Fast, heavy rainfall floods Pine Bluff complex

The Fire Department building was inundated with water during Monday evening’s flooding in Pine Bluff.
The Fire Department building was inundated with water during Monday evening’s flooding in Pine Bluff.

PINE BLUFF -- Torrential rain caused the bottom floor of the municipal building complex to flood, prompting a scramble by employees to save equipment, documents and books from the water.

Three areas received the brunt of the downpour: the Police Department's records division, the Fire Department's truck bay and equipment rooms, and the children's library.

The areas took on between 18 inches and 3 feet of water in the deluge, which lasted just over three hours Monday evening and broke a one-day rainfall record dating back more than 90 years, according to the National Weather Service Office in North Little Rock.

The previous record -- 1.35 inches on July 8 for Pine Bluff -- was set in 1927, said meteorologist Jeff Hood.

The municipal complex sits between East 10th Avenue and East Eighth Avenue, a block west of Main Street near downtown. The sprawling municipal building, built in the 1960s, is home to city offices, including the mayor, city attorney, city clerk, city collector, the fire and police departments, and the Pine Bluff/Jefferson County Library System.

The storm rolled in shortly after 5 p.m., just as Fire Chief Shauwn Howell was preparing to leave work for the day.

He was in the downstairs truck bay to check with the duty crew before going home.

"At first I didn't realize it was raining that hard, but then there was a good clap of thunder and I realized it was coming down pretty good out there," Howell said. "It kept raining and kept raining and never ceased."

Pine Bluff Fire Chief Shauwn Howell shows how high the water rose into the main fire station during Monday evening’s deluge.
Pine Bluff Fire Chief Shauwn Howell shows how high the water rose into the main fire station during Monday evening’s deluge.

After a few minutes, Howell said someone noticed that water was beginning to lap up against the bay doors, as the parking surface of the station is about 3 feet below street level. He said it was decided that the doors should be opened for fear that the water pressing against them would make the doors inoperable.

"When we let the doors up, the water really rushed in," he said. "After about five minutes, it seemed the water was steadily rising. We got as much as we could up off the floor and got the trucks out of the bay."

Howell said firefighters worked steadily removing furniture from the building to higher ground, pulling trucks out to the street, raising some furnishings and putting computer terminals up out of harm's way.

"Everybody pitched in and just did what they had to do without being told," he said. "Otherwise, it could have been a lot worse."

He said several appliances took on water and it will be several days if not a few weeks before all of the damage is assessed.
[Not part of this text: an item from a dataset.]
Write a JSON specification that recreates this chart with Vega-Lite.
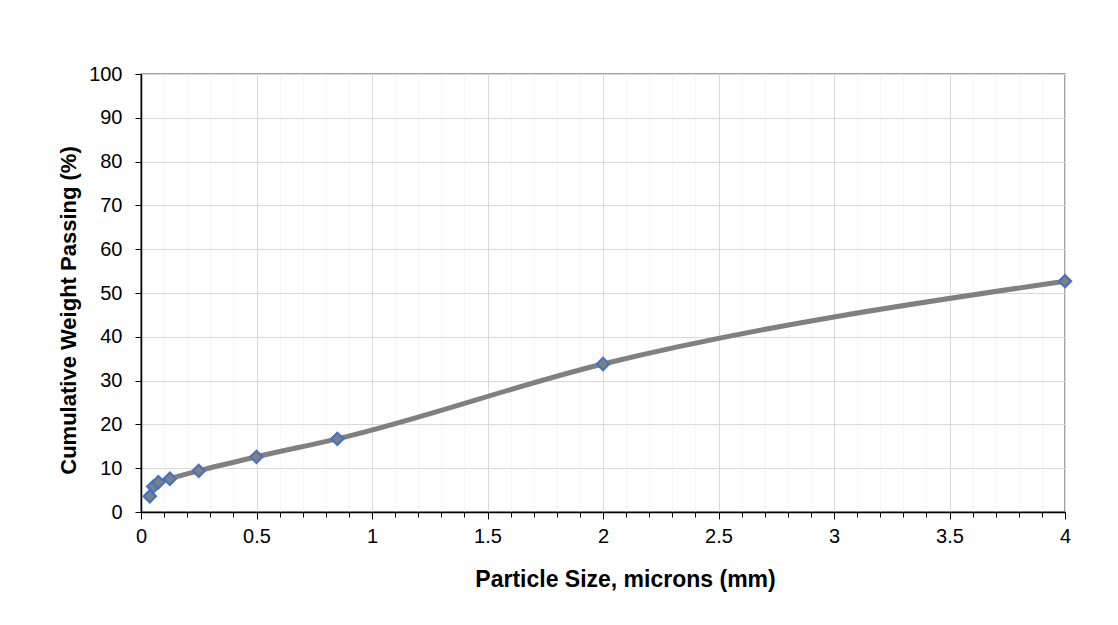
{
  "$schema": "https://vega.github.io/schema/vega-lite/v6.json",
  "width": 924,
  "height": 438,
  "autosize": {"type": "none"},
  "padding": {"left": 141, "top": 74, "right": 53, "bottom": 113},
  "background": "white",
  "config": {
    "view": {"stroke": "#868686", "strokeWidth": 1.5},
    "axis": {
      "labelFont": "Liberation Sans",
      "labelFontSize": 20,
      "labelColor": "black",
      "labelFlush": false,
      "titleFont": "Liberation Sans",
      "titleFontSize": 23,
      "titleFontWeight": "bold",
      "titleColor": "black"
    }
  },
  "data": {
    "values": [
      {"size": 0.038, "passing": 3.6},
      {"size": 0.053, "passing": 5.8},
      {"size": 0.075, "passing": 6.8},
      {"size": 0.125, "passing": 7.6},
      {"size": 0.25, "passing": 9.4},
      {"size": 0.5, "passing": 12.6},
      {"size": 0.85, "passing": 16.7},
      {"size": 2, "passing": 33.8},
      {"size": 4, "passing": 52.7}
    ]
  },
  "resolve": {"axis": {"x": "independent", "y": "independent"}},
  "layer": [
    {
      "mark": {"type": "line", "color": "#808080", "strokeWidth": 5, "interpolate": "monotone"},
      "encoding": {
        "x": {
          "field": "size", "type": "quantitative",
          "scale": {"domain": [0, 4], "nice": false, "zero": true},
          "axis": {
            "orient": "bottom",
            "values": [0.1,0.2,0.3,0.4,0.6,0.7,0.8,0.9,1.1,1.2,1.3,1.4,1.6,1.7,1.8,1.9,2.1,2.2,2.3,2.4,2.6,2.7,2.8,2.9,3.1,3.2,3.3,3.4,3.6,3.7,3.8,3.9],
            "labels": false, "title": null, "domain": false,
            "grid": true, "gridColor": "#eeeeee", "gridDash": [2, 2],
            "tickColor": "black", "tickSize": 5
          }
        },
        "y": {
          "field": "passing", "type": "quantitative",
          "scale": {"domain": [0, 100], "nice": false},
          "axis": {
            "orient": "left",
            "values": [0,10,20,30,40,50,60,70,80,90,100],
            "format": "d",
            "title": "Cumulative Weight Passing (%)",
            "titleFontSize": 22,
            "titleY": 236,
            "grid": true, "gridColor": "#d9d9d9",
            "domainColor": "black", "domainWidth": 1.5,
            "tickColor": "black", "tickSize": 6,
            "labelPadding": 13, "titlePadding": 8
          }
        }
      }
    },
    {
      "mark": {"type": "point", "shape": "diamond", "filled": true, "fill": "#808080", "stroke": "#4472C4", "strokeWidth": 2.2, "size": 150, "opacity": 1},
      "encoding": {
        "x": {
          "field": "size", "type": "quantitative",
          "scale": {"domain": [0, 4], "nice": false},
          "axis": {
            "orient": "bottom",
            "values": [0, 0.5, 1, 1.5, 2, 2.5, 3, 3.5, 4],
            "format": "~g",
            "title": "Particle Size, microns (mm)",
            "titleX": 484,
            "grid": true, "gridColor": "#d9d9d9",
            "domainColor": "black", "domainWidth": 1.5,
            "tickColor": "black", "tickSize": 7,
            "labelPadding": 7, "titlePadding": 22
          }
        },
        "y": {
          "field": "passing", "type": "quantitative",
          "scale": {"domain": [0, 100], "nice": false},
          "axis": null
        }
      }
    }
  ]
}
Police Lt. David De Foor said damage was minimal at the department's records division, which is on the ground floor right next to the Fire Department.
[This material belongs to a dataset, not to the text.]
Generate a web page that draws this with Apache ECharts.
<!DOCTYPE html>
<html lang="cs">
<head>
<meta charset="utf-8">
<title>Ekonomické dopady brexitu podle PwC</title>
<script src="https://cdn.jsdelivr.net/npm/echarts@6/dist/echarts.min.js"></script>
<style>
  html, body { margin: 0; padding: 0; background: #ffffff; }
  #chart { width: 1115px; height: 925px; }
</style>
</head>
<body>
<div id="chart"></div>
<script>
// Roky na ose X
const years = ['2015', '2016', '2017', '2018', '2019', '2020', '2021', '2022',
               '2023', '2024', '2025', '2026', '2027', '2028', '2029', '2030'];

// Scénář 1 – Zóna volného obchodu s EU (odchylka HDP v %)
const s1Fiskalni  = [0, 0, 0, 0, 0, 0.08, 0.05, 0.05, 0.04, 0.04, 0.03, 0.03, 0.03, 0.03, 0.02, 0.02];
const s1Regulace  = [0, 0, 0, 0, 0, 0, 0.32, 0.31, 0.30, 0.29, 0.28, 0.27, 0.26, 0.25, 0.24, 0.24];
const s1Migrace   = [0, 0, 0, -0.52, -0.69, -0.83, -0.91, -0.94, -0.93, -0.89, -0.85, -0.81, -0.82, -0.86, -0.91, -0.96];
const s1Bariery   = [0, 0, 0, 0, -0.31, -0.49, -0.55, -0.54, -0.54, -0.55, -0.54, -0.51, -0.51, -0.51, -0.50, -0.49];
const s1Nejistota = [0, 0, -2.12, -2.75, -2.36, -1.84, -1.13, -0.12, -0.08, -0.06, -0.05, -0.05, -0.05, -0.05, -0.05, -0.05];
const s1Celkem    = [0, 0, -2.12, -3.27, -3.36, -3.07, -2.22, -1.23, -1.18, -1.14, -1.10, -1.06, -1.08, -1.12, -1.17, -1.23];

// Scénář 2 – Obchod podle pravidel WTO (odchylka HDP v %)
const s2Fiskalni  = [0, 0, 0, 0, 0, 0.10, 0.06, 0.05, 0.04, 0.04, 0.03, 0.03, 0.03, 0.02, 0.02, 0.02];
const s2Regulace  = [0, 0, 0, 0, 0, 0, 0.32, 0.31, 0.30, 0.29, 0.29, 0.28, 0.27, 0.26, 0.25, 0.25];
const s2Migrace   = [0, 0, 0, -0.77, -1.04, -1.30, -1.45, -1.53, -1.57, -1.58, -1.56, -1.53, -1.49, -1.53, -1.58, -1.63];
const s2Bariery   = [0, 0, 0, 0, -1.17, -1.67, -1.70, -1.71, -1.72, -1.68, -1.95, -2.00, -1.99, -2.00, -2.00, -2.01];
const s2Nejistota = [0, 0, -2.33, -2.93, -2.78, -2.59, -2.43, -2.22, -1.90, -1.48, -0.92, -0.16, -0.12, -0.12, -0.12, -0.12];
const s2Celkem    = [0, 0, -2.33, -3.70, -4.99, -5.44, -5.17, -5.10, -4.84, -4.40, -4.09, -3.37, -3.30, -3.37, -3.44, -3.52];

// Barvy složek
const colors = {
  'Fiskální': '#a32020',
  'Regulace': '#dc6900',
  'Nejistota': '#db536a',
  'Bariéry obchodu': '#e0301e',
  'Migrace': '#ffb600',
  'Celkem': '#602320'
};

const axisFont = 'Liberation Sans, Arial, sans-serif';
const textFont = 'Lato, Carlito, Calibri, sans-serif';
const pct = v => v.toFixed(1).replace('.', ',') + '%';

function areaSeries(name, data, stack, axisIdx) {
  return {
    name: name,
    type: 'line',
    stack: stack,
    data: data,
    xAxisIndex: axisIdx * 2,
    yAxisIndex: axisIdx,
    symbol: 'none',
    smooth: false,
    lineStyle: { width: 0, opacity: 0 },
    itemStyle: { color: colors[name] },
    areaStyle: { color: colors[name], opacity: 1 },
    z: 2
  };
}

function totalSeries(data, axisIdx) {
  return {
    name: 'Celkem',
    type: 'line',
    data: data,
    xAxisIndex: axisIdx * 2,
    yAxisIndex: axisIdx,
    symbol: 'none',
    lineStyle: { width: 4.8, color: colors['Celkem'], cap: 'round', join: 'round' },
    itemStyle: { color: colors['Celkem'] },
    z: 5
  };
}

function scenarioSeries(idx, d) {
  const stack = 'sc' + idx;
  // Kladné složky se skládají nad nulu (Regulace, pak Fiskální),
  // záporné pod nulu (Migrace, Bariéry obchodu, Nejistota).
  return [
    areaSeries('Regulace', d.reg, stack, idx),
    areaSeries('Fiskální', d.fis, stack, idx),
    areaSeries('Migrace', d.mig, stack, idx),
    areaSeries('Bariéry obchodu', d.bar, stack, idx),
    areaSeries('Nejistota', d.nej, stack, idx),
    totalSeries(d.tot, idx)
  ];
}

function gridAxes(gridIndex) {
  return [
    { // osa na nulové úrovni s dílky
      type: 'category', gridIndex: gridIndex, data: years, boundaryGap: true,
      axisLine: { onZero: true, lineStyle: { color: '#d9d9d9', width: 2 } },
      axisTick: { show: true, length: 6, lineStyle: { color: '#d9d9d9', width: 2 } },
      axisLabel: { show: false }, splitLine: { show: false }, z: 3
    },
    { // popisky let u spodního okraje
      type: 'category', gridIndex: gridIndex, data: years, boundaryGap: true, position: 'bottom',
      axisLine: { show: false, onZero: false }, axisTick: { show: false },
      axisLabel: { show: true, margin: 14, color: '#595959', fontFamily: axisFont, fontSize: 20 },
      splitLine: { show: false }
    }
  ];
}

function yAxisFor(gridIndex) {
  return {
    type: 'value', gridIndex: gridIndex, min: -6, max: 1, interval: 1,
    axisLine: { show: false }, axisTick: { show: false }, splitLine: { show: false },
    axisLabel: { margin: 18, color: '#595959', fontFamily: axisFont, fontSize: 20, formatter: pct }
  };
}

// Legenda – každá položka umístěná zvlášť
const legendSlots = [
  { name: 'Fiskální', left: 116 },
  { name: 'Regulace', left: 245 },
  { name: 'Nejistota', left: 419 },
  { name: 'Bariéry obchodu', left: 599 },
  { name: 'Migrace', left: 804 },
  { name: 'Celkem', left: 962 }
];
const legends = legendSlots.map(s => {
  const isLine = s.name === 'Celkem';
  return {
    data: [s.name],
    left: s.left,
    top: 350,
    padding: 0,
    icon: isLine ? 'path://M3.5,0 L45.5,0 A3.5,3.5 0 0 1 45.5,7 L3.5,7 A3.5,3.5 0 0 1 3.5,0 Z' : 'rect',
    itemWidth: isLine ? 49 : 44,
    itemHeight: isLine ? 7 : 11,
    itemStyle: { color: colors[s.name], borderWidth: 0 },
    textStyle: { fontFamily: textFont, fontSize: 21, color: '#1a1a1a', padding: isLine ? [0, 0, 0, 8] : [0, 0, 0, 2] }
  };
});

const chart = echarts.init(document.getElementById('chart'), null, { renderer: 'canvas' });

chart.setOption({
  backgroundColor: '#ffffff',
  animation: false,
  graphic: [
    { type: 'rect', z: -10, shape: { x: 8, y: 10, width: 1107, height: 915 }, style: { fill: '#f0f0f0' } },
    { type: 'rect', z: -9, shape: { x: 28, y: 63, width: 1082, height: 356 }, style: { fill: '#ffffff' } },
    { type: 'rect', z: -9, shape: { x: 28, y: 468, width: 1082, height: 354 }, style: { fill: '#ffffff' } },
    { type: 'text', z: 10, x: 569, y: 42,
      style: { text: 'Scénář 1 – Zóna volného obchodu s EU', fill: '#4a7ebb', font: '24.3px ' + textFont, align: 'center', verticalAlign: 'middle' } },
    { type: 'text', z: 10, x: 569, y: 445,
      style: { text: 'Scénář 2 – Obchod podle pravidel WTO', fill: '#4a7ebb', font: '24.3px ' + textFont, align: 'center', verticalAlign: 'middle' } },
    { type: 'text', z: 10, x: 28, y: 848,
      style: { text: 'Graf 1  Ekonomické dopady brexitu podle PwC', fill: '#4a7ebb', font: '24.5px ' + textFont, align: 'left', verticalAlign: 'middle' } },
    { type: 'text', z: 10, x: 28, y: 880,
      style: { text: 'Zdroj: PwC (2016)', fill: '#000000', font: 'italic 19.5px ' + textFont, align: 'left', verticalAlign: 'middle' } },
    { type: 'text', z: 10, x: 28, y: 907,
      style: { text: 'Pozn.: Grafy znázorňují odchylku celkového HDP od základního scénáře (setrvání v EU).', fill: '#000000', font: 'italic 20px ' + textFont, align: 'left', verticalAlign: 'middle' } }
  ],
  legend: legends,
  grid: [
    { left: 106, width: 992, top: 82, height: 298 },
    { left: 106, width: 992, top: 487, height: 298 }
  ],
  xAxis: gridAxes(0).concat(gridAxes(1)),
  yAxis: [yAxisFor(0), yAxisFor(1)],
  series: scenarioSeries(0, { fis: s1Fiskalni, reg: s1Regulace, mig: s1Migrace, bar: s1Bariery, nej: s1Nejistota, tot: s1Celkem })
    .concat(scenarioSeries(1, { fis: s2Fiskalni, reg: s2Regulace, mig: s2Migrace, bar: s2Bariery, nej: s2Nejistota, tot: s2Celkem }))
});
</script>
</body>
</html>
"We call it the records department but it's where we do fingerprints, fill out reports, and where you go pick up a report if you need it," De Foor said, noting that about 8 inches of water got in on that side of the building.

He said most of the equipment that might be damaged by the water was moved off the floor. The flooring had been redone -- vinyl and tile, replacing carpeting -- after flood damage last year, De Foor said.

"They got everything that's electronic up off the floor, so about the only damage we're really going to get is to have to replace the bottom foot of drywall that got wet."

De Foor said the department still has not replaced the doors that were damaged by flooding in November, as the new doors have not yet arrived.

"That's actually kind of handy," he said. "I believe they are going to be replaced next month."

Rick Rhoden, director of the Street Department, said that although the city has been plagued for years by drainage problems, the biggest problem Monday evening was the sheer volume of water that fell in such a short time. Rhoden said a rain gauge at the Street Department office that can measure up to 4 inches had run over.

"When you get that much rainfall in an hour and 15 minutes, there's just no place for the water to go," he said. "We can handle an inch an hour, but whenever you get over 4 inches in an hour and 15 minutes, you've got to expect it. Even out on [the] Martha Mitchell [Expressway], the water was over a foot deep."

Rhoden said that his department will spend the next several weeks watching for sinkholes to form in the streets.

"A lot of times, when you get that much water," he said, "it will create voids under the roadway, so we'll have to watch for any signs that we have a sinkhole forming somewhere."

Hood said the storm that hit Pine Bluff was a typical summertime pop-up, similar to several others around the state Monday, but with one unusual twist.

"What seemed to happen down there was we seemed to have a couple of different converging boundaries," he said. "Rather than the storm developing, raining, and then diminishing, it basically was given continuous moisture and it sat and parked itself in the same spot."

Hood said officially, Pine Bluff received 3.46 inches of rain in just over three hours, with nearly an inch of that total coming in a 15-minute period.

"It was a lot of rain and it would take several hours, if that rain fell uniformly, for there to not be issues, but a lot of it fell in a very intense, fairly short duration, which really got things going as far as flash flooding goes," he said.